* begin Input records *

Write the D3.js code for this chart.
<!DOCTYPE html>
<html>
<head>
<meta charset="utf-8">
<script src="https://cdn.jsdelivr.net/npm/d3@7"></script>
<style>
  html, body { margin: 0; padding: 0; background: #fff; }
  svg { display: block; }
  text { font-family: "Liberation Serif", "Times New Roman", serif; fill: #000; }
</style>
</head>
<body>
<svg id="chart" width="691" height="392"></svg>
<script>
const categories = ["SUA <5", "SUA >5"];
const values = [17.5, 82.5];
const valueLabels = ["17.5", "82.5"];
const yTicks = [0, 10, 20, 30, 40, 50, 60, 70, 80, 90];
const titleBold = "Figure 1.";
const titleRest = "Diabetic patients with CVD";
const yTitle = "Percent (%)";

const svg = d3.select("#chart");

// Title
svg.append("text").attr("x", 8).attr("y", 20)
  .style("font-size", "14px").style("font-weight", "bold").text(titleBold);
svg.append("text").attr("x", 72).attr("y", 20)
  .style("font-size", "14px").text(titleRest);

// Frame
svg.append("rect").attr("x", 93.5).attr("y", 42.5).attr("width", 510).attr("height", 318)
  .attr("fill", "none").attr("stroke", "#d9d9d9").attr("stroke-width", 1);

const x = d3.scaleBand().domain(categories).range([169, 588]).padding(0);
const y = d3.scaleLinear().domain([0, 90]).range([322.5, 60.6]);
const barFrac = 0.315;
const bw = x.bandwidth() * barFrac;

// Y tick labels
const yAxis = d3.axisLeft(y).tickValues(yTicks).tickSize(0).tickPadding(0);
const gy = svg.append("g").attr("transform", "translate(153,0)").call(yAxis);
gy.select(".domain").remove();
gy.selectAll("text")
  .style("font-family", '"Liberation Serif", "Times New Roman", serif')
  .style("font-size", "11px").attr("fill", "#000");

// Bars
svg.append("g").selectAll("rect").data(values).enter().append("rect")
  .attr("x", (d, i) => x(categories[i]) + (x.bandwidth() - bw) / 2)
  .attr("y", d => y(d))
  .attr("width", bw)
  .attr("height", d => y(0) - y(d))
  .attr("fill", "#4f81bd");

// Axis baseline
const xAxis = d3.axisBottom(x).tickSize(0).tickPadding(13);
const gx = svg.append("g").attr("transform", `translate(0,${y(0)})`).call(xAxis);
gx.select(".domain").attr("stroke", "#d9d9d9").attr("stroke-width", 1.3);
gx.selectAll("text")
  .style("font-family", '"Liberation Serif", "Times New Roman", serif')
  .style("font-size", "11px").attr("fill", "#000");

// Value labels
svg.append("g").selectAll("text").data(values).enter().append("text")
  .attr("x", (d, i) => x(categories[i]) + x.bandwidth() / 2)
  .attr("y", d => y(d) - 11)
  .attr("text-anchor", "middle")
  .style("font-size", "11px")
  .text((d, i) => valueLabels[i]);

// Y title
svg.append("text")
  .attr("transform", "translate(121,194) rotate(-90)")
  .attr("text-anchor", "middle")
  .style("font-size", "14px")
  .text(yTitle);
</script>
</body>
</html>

* end Input records *
* begin Input records *

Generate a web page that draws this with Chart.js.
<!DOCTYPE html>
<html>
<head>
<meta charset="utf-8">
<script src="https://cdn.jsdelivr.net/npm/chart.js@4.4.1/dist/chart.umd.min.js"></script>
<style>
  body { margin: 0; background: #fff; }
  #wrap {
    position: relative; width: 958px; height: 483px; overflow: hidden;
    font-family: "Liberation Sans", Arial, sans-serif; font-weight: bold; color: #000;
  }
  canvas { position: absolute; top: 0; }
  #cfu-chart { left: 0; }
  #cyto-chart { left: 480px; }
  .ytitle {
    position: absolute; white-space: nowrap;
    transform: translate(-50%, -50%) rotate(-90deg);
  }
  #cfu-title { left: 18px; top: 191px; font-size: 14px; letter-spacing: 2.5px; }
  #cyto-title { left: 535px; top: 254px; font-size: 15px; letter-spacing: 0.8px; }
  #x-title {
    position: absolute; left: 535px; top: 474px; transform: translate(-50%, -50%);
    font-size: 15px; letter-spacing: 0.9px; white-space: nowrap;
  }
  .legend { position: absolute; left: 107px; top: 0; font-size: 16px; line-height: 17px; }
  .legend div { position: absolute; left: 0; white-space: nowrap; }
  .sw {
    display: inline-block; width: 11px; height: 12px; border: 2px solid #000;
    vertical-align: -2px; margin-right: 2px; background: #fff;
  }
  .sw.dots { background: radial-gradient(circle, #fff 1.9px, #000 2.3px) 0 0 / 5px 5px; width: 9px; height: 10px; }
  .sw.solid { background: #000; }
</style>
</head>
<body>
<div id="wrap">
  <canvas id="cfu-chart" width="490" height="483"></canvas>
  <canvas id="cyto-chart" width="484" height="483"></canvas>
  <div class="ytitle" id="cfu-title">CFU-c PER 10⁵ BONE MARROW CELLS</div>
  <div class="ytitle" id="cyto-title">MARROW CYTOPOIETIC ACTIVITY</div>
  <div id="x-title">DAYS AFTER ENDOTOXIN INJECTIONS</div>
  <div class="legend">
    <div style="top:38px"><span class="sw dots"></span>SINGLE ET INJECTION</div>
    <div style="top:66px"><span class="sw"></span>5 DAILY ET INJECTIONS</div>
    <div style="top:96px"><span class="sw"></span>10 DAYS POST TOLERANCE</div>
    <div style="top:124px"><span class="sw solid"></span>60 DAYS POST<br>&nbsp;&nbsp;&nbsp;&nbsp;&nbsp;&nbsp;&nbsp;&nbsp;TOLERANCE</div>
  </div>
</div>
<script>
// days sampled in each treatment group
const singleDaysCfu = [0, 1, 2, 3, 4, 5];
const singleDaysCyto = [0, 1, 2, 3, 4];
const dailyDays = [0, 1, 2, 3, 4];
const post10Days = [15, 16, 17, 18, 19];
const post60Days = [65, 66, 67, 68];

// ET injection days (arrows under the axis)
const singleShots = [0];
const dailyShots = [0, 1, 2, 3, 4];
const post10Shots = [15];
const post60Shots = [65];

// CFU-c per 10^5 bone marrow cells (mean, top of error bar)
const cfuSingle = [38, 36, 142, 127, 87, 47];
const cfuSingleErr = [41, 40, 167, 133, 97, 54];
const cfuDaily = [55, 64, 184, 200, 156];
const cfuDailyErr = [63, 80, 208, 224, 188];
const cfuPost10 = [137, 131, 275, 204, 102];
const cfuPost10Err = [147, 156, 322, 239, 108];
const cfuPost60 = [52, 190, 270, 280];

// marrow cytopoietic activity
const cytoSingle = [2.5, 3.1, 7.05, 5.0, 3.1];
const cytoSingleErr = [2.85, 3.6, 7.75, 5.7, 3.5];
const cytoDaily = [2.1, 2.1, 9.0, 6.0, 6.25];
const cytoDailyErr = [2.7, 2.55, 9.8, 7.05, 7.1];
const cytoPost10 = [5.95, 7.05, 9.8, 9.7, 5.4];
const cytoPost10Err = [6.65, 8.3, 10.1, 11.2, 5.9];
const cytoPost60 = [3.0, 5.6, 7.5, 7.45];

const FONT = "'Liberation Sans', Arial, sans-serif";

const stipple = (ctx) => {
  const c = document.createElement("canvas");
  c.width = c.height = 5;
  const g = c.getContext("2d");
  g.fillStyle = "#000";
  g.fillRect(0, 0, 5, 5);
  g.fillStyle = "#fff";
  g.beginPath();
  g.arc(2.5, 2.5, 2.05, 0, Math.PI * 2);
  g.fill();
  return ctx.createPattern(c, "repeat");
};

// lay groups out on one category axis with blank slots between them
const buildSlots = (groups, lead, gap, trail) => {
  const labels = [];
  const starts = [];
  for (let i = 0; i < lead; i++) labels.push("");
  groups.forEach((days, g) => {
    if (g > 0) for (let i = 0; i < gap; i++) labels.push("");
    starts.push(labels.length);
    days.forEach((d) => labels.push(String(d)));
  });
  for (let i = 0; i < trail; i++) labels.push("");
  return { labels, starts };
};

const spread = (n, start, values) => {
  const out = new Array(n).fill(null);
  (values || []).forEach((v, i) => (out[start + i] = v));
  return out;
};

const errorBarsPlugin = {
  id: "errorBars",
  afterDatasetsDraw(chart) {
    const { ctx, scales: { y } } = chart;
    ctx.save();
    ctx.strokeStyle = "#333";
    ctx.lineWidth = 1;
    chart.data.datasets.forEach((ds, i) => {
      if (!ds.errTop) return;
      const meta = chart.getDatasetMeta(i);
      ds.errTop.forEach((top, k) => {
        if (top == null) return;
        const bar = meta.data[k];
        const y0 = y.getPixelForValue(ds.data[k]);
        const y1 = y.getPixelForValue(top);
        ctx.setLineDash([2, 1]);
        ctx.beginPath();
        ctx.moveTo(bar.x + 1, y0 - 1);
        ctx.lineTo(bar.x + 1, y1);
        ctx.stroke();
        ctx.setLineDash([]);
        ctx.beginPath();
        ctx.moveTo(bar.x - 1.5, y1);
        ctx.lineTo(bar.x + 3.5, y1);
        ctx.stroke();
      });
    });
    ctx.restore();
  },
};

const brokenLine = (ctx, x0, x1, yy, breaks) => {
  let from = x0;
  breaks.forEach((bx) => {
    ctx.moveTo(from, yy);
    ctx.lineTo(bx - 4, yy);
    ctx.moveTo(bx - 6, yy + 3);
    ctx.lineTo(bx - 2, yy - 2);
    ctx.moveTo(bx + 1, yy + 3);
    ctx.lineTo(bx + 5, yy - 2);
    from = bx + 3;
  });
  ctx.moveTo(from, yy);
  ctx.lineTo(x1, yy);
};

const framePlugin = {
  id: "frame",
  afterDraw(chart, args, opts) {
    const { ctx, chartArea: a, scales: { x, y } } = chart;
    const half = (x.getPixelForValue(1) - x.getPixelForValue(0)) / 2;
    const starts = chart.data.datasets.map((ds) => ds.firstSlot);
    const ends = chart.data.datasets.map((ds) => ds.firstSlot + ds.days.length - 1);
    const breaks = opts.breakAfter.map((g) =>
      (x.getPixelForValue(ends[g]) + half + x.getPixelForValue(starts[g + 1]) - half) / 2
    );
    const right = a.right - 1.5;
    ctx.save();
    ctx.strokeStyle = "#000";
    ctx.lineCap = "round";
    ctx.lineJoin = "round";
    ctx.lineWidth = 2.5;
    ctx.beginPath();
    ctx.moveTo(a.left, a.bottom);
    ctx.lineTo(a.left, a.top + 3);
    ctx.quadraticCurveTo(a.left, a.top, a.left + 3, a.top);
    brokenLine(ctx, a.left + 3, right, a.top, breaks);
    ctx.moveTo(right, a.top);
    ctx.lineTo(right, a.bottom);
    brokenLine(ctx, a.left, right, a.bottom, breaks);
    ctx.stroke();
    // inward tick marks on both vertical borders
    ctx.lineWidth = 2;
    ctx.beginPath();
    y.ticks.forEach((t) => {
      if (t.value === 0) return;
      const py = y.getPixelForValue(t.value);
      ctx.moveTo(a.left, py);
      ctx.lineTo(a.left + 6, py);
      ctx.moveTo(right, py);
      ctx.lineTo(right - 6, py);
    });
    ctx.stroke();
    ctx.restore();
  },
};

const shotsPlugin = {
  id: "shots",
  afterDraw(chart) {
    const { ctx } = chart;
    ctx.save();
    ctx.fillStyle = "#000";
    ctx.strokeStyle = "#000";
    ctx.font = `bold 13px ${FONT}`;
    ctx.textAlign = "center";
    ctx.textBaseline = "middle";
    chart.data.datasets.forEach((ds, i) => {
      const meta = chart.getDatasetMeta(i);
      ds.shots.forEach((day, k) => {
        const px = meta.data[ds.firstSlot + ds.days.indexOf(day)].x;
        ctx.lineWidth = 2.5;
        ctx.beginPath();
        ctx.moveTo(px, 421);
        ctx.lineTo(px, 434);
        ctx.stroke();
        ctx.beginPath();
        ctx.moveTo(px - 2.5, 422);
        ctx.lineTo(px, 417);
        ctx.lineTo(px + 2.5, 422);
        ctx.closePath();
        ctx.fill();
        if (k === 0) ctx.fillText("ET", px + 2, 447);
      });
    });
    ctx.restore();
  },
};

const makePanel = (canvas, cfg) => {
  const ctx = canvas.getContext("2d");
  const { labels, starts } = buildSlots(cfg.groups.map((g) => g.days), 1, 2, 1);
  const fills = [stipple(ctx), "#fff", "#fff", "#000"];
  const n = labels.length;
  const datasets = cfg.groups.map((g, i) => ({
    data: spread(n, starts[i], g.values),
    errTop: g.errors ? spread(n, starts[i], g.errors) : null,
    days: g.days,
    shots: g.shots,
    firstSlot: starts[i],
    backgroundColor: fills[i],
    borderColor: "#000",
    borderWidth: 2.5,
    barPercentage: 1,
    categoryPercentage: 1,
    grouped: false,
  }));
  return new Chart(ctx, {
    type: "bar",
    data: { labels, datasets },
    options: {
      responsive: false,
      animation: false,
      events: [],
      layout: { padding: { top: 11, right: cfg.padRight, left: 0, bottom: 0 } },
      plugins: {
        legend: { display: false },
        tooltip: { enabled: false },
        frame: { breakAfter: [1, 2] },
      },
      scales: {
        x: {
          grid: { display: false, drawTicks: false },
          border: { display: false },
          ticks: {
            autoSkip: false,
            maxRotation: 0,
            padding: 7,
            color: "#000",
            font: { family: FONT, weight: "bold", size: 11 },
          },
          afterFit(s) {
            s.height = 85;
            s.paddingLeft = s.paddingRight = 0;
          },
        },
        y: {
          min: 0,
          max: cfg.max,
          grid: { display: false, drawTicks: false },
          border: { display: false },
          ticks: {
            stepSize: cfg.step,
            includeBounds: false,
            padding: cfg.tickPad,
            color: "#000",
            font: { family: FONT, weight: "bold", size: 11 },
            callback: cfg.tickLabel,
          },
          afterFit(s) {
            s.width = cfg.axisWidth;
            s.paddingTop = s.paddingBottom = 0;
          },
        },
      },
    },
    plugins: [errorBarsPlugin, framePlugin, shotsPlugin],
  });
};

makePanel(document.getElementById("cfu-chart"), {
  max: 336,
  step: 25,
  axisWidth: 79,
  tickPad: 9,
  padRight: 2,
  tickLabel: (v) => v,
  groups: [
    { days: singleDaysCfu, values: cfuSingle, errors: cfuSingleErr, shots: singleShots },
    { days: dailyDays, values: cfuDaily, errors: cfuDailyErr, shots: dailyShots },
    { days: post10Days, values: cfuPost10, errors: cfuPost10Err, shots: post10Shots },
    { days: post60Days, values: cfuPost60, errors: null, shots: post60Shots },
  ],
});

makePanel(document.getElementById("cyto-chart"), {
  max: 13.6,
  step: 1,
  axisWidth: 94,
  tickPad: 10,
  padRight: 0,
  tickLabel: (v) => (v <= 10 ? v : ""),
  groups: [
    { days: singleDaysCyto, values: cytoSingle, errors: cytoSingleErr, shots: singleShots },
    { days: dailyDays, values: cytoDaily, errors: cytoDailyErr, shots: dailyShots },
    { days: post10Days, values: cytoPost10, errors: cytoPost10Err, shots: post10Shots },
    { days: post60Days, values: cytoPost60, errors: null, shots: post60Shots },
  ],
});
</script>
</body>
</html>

* end Input records *

Write out every line of the entries that holds the word "with".

const titleRest = "Diabetic patients with CVD";
Generate a web page that draws this with Chart.js.
// lay groups out on one category axis with blank slots between them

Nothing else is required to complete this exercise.